Pedro Abrunhosa | “Inteiro”

Pedro Abrunhosa | “Inteiro”

Só falta mesmo um par de óculos de sol

Já se sabe que Portugal é um País onde se costuma dar muito e mau uso à língua. Tornou-se um hábito quase constitucional dizer mal do que é nosso, seja do futebol, do vinho, dos governos – aqui há que dar razão – ou da música. Pedro Abrunhosa é um desses casos de má-língua ou, pelo menos, um músico que sofre de um défice considerável de reconhecimento. Algo que “Inteiro”, caixa que reúne os seis discos do músico que tem Portugal na alma e o Porto na pronúncia, poderá começar a corrigir.

Estávamos em 1994 quando “Viagens” chegou às lojas como um furacão dançante. Um disco quase perfeito, assim como o foram “Só”, de Jorge Palma, e o homónimo de B Fachada. Nele, Abrunhosa encarnava Prince – com mais altura e menos cabelo – e oferecia-nos uma celebração funk, acompanhado dos enérgicos Bandemónio. Foi uma pedrada no charco no panorama musical português; como se, de repente, assistíssemos à mudança da televisão a preto-e-branco para uma paleta digital de cores. Nascia também a imagem icónica de Abrunhosa: cabelo rapado à magala, óculos de sol em estado de perpetuidade, a forma de vestir que parecia anteceder uma visita à passerelle ou uma ida a uma festa de arromba em casa de gente muito bem abonada. Criava-se uma forte ligação entre a música e a imagem, algo que, desde os saudosos Heróis do Mar, não se via por cá.

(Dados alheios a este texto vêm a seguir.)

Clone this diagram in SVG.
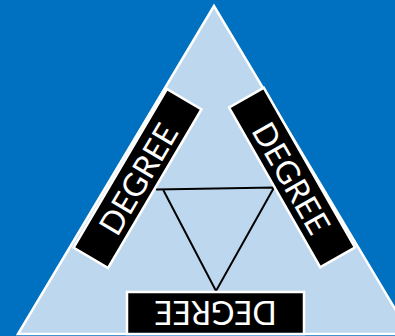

“Tempo” (1996) mantém o estado de alerta funk – «Não Dá» ou «Dá-me Tudo O Que Tens Para Me Dar» -, mas pisca já os dois olhos ao universo de baladas que Abrunhosa se tem dedicado a tecer – como «Se Eu Fosse Um Dia o Teu Olhar» -, e que o tem revelado como um poeta em estado crooner, um declamador musical que empresta um tom de erotismo e sedução a cada sílaba que canta.

Em 1999 aterrava uma espécie de OVNI na discografia de Pedro Abrunhosa. Com “Silêncio”, o funk dispersava-se e dava lugar a um rock espacial – «Noite na Noite» é U2 em estado “Achtung Baby” –, a um punk manhoso – «O Que Vai Ser de Mim» é provavelmente o pior tema composto por Abrunhosa – e a baladas com menos batidas cardíacas mas, ainda assim, descobria-se uma pérola chamada «Barco Para a Afurada», um fado em estado pop que parece ter sido gravado num café em hora de ponta.

“Momento”, editado em 2002, é o disco que representa o fim da turbulência, marcado essencialmente por baladas – como o tema que dá nome ao disco, até hoje um dos mais lacrimejantes e conseguidos temas de Abrunhosa –, ou um funk em fim de festa – como em “Diabo no Corpo» ou «Hoje É Tudo Ou Nada».

“Luz” (2007) recupera o desejo de festa – «Tenho Uma Arma» ou «A Dor do Dinheiro» -, mostra baladas mais luminosas – «Ilumina-me» – e aponta para um futuro abraçado por um rock já crescido e a pensar à moda americana.

Em 2010 surge o melhor disco de Abrunhosa desde o iniciático “Viagens”. “Longe”, já com a companhia do Comité Caviar, tem muitos motivos de interesse: há histórias de encantar – «Se Houve Um Anjo Da Guarda» -, um convite para pintar o futuro – «Fazer o que ainda não foi feito» – ou um apelo ao amor eterno – «Não desistas de mim» -, num disco que revelou um estado avançado de maturidade mas, sobretudo, uma inspiração renovada.

Nesta edição especial, que junta os seis discos de estúdio a um livro com todas as letras, muitas histórias e fotografias com uma boa dose de intimidade e muita pose, só falta mesmo uma peça de coleccionador para a festa ser inteira: um par de óculos de sol.